DECEMBER 9, 2022
Kolom

Catatan Denny JA: Mengapa Diperlukan Teori Baru Sosiologi Tentang Agama dan Spiritualitas di Era Artificial Intelligence?

image
(OrbitIndonesia/kiriman)

Hari itu, seorang jemaat muda datang kepadanya dengan wajah penuh kebingungan.

“Pendeta,” katanya ragu, “saya membaca tafsir Alkitab dari AI, dan saya menemukan banyak hal yang berbeda dari yang diajarkan di gereja.

AI menunjukkan berbagai perspektif teologi yang bahkan tidak pernah saya dengar sebelumnya. Sekarang saya bingung… apakah saya harus percaya pada satu tafsir saja, atau mencoba memahami semuanya?”

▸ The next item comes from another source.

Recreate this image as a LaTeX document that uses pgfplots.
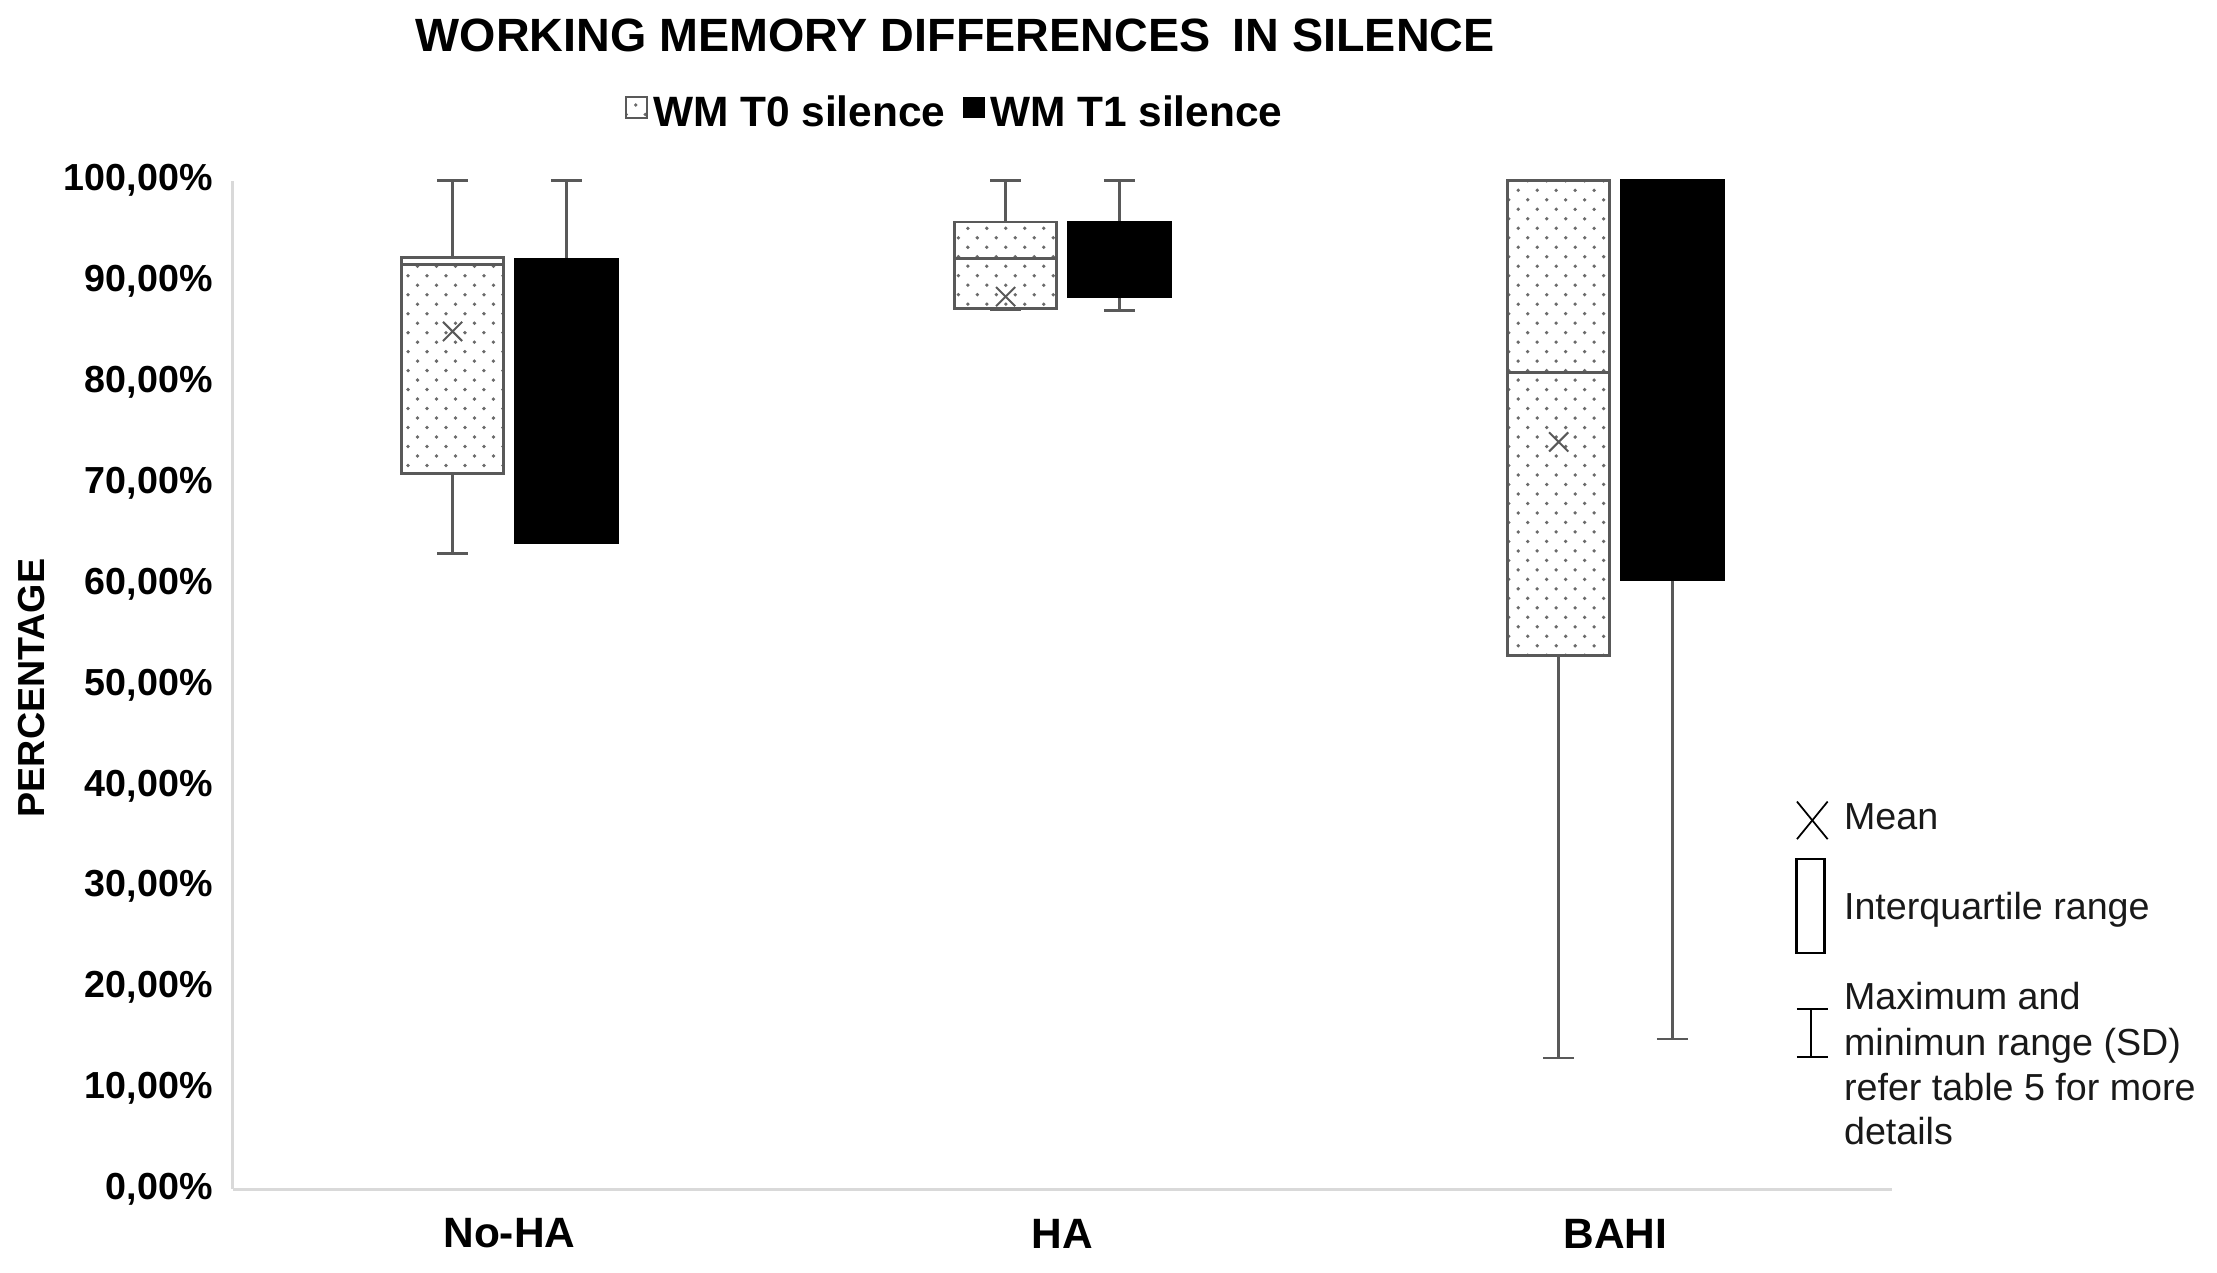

Pendeta Thomas terdiam. Selama lebih dari 30 tahun, ia berdiri di mimbar gereja ini, memberikan khotbah yang berasal dari keyakinan terdalamnya.

Ia menghabiskan bertahun-tahun belajar teologi di seminari, menggali makna dari setiap ayat, mencari jawaban bagi umatnya. Namun kini, seorang mesin tanpa jiwa bisa mengakses lebih banyak tafsir dalam hitungan detik—lebih dari yang bisa ia pelajari sepanjang hidupnya.

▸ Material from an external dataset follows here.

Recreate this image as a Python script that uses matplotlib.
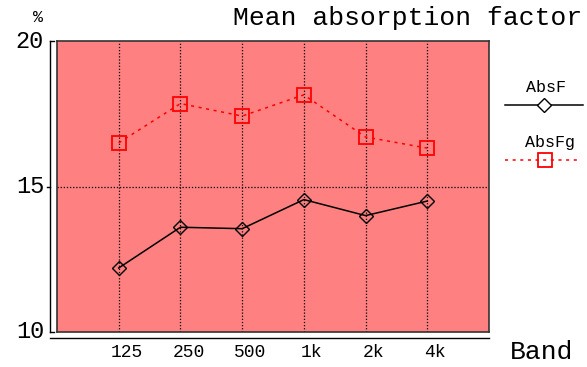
import matplotlib.pyplot as plt
from matplotlib.lines import Line2D

bands = ["125", "250", "500", "1k", "2k", "4k"]
abs_f = [12.2, 13.6, 13.55, 14.55, 14.0, 14.5]
abs_fg = [16.5, 17.85, 17.42, 18.15, 16.7, 16.32]

mono = "Liberation Mono"
fig = plt.figure(figsize=(5.87, 3.67), dpi=100)
W, H = 587, 367
# plot area in pixels: x 57..489, y 41..332
ax = fig.add_axes([57 / W, 1 - 332 / H, 432 / W, 291 / H])
ax.set_facecolor("#ff8080")
for s in ax.spines.values():
    s.set_color("#333333")
    s.set_linewidth(1.2)

x = list(range(1, len(bands) + 1))
ax.set_xlim(0, 7)
ax.set_ylim(10, 20)

for xi in x:
    ax.axvline(xi, color="black", ls=(0, (1, 1.5)), lw=0.9, zorder=1)
ax.axhline(15, color="black", ls=(0, (1, 1.5)), lw=0.9, zorder=1)

ax.plot(x, abs_f, color="black", lw=1.1, marker="D", ms=7, mfc="none",
        mec="black", mew=1.0, zorder=3)
ax.plot(x, abs_fg, color="red", lw=1.1, ls=(0, (2, 3)), marker="s", ms=10,
        mfc="none", mec="red", mew=1.3, zorder=3)

ax.set_xticks([])
ax.set_yticks([])

# y axis bracket to the left of the frame
yt = ax.get_yaxis_transform()
ax.add_line(Line2D([-0.016, -0.016], [10, 20], transform=yt, color="black",
                   lw=1.0, clip_on=False))
for yv in (10, 20):
    ax.add_line(Line2D([-0.016, -0.006], [yv, yv], transform=yt,
                       color="black", lw=1.0, clip_on=False))
ax.add_line(Line2D([-0.022, -0.016], [15, 15], transform=yt, color="black",
                   lw=1.0, clip_on=False))
for yv in (10, 15, 20):
    ax.text(-0.03, yv, str(yv), transform=yt, ha="right", va="center",
            family=mono, fontsize=17)

# x axis line below the frame
ax.add_line(Line2D([-0.016, 1.0], [-0.021, -0.021], transform=ax.transAxes,
                   color="black", lw=1.0, clip_on=False))
xt = ax.get_xaxis_transform()
for xi, lab in zip(x, bands):
    ax.text(xi + 0.13, -0.072, lab, transform=xt, ha="center", va="center",
            family=mono, fontsize=13)

fig.text(542 / W, 1 - 352 / H, "Band", ha="center", va="center",
         family=mono, fontsize=19)
fig.text(38 / W, 1 - 17 / H, "%", ha="center", va="center", family=mono,
         fontsize=12)
fig.text(582 / W, 1 - 18 / H, "Mean absorption factor", ha="right",
         va="center", family=mono, fontsize=19)

# legend
fig.text(546 / W, 1 - 87 / H, "AbsF", ha="center", va="center",
         family=mono, fontsize=12)
fig.add_artist(Line2D([505 / W, 583 / W], [1 - 105 / H, 1 - 105 / H],
                      color="black", lw=1.1))
fig.add_artist(Line2D([544 / W], [1 - 105 / H], marker="D", ms=7,
                      mfc="white", mec="black", mew=1.0))
fig.text(550 / W, 1 - 143 / H, "AbsFg", ha="center", va="center",
         family=mono, fontsize=12)
fig.add_artist(Line2D([505 / W, 578 / W], [1 - 160 / H, 1 - 160 / H],
                      color="red", lw=1.1, ls=(0, (2, 3))))
fig.add_artist(Line2D([545 / W], [1 - 160 / H], marker="s", ms=10,
                      mfc="none", mec="red", mew=1.3))

fig.savefig("out.png", dpi=100)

“Mengapa kamu bertanya kepada AI?” katanya bertanya pelan.

Pemuda itu tersenyum kecil. “Karena AI selalu tersedia, Pendeta. Setiap kali saya ragu atau merasa gelisah, saya bisa bertanya kapan saja, tanpa harus menunggu hari Minggu atau membuat janji dengan seseorang.

AI memberi saya berbagai sudut pandang tanpa menghakimi. Ia tidak memaksakan satu kebenaran, tetapi membiarkan saya memilih sendiri.”

Kata-kata itu menghantam Thomas seperti dentang lonceng gereja yang nyaring di tengah malam.

Ia mengerti. Dunia telah berubah. Dahulu, gereja adalah satu-satunya tempat di mana orang mencari jawaban spiritual. Tetapi sekarang? Sekarang mereka bertanya kepada AI lebih sering daripada kepada pendeta mereka sendiri.